К 1640-м годам карибская краска потеснила индийскую; хотя руководители Ост-Индской компании и называли конкурирующую продукцию контрафактной, но на самом деле проблемой для Ост-Индской компании являлось не плохое, а, наоборот, отменное качество продукции Вест-Индской компании. Вскоре все изменилось. Англия вступила в войну с Францией, и поставки карибского индиго прекратились. Военно-морское министерство стало искать альтернативных поставщиков. Кто бы мог подумать, что проблему отчасти решит маленькая компания, которую основала совсем юная девушка, вынужденная заботиться о больной матери.

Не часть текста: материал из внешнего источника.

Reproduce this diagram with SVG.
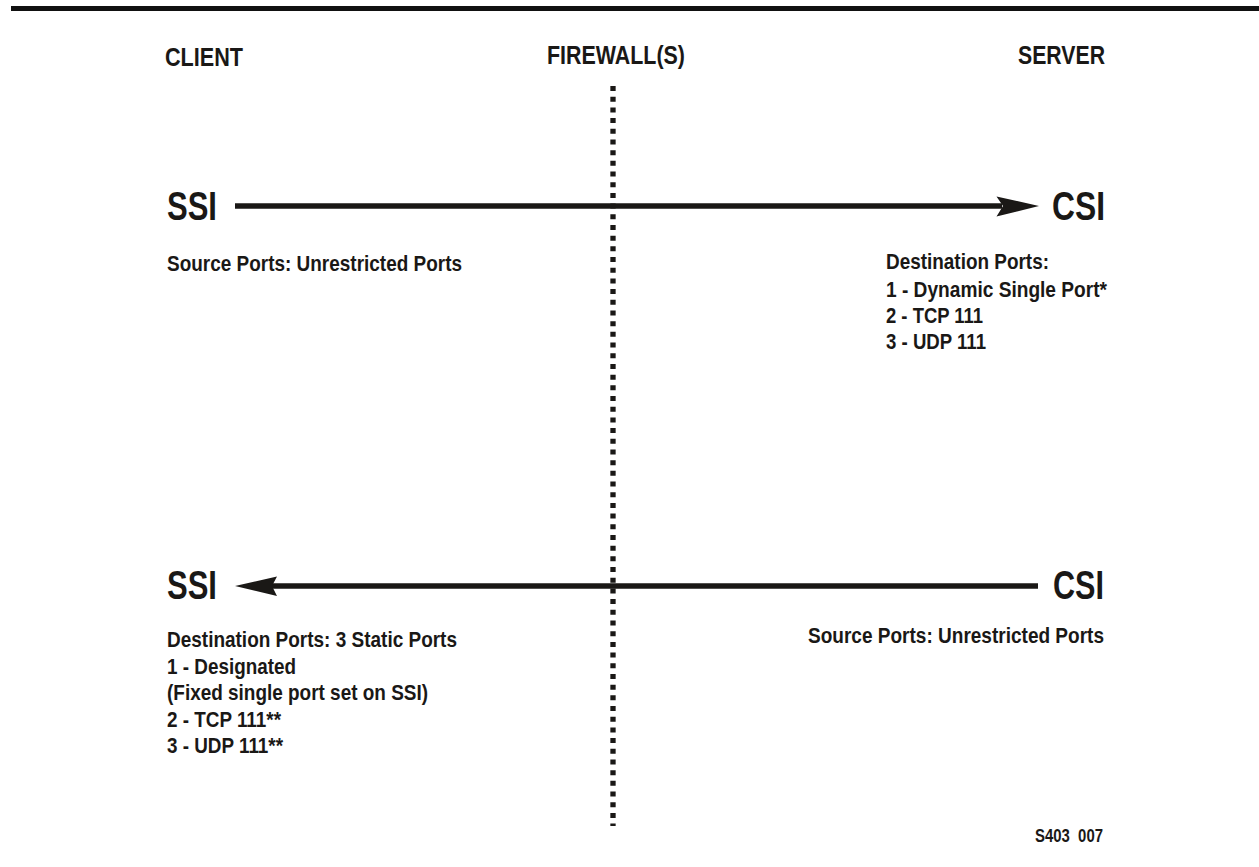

Элиза Лукас — примечательная фигура в истории индиго. Она родилась на острове Антигуа, где ее отец служил офицером, а в 1738 году, в возрасте пятнадцати лет, перебралась вместе с родителями и сестрой в Чарльстон, который описывала в письмах как самый развеселый город в Южной Калифорнии. Надо сказать, что такая репутация закрепилась за городом надолго, именно здесь в 1920-х появился скандальный одноименный танец. Родители планировали начать новую жизнь на плантациях, унаследованных от деда Элизы, но в 1739 году подполковника Джорджа Лукаса снова призвали в Антигуа, и он оставил ферму на попечение старшей дочери, поскольку супруга, мать Элизы, постоянно болела. Отец с дочерью часто писали друг другу, и их переписка стала одной из страниц в истории Америки, но больше так и не увиделись. Через восемь лет Лукас умер во французской тюрьме, а Элиза стала одной из самых знаменитых женщин в истории поселенцев. Во-первых, конечно, она прославилась как мать двух выдающихся политических лидеров, братьев Томаса и Чарлза Пинкни, а во-вторых, как поставщик индиго.
В учебниках истории Элизу Лукас Пинкни обычно изображают как обучавшую рабов, просвещенную девушку, которая во главу угла ставила семейные ценности, но при этом не забывала о такой важной добродетели, как трудолюбие, и умела рисковать. А 1744 году адвокат Чарлз Пинкни, внук ямайского капера, всего лишь спустя месяц после смерти своей первой супруги сделал Элизе предложение. Невесте в ту пору исполнился двадцать один год. Но ее роман с индиго начался куда раньше, в 1739 году, когда из Антигуа пришел конверт, полный желтоватых семян. Роли в семье Лукасов распределялись так: Элиза была прагматиком, ее мать скептиком, зато отец — мечтателем. Джордж Лукас грезил о том, что однажды какое-нибудь чудо-растение решит все их финансовые проблемы: сначала на эту роль он прочил люцерну, потом имбирь, а затем ему в голову пришла идея, которая понравилась и старшей дочери. Как вы уже догадались, речь шла об индиго.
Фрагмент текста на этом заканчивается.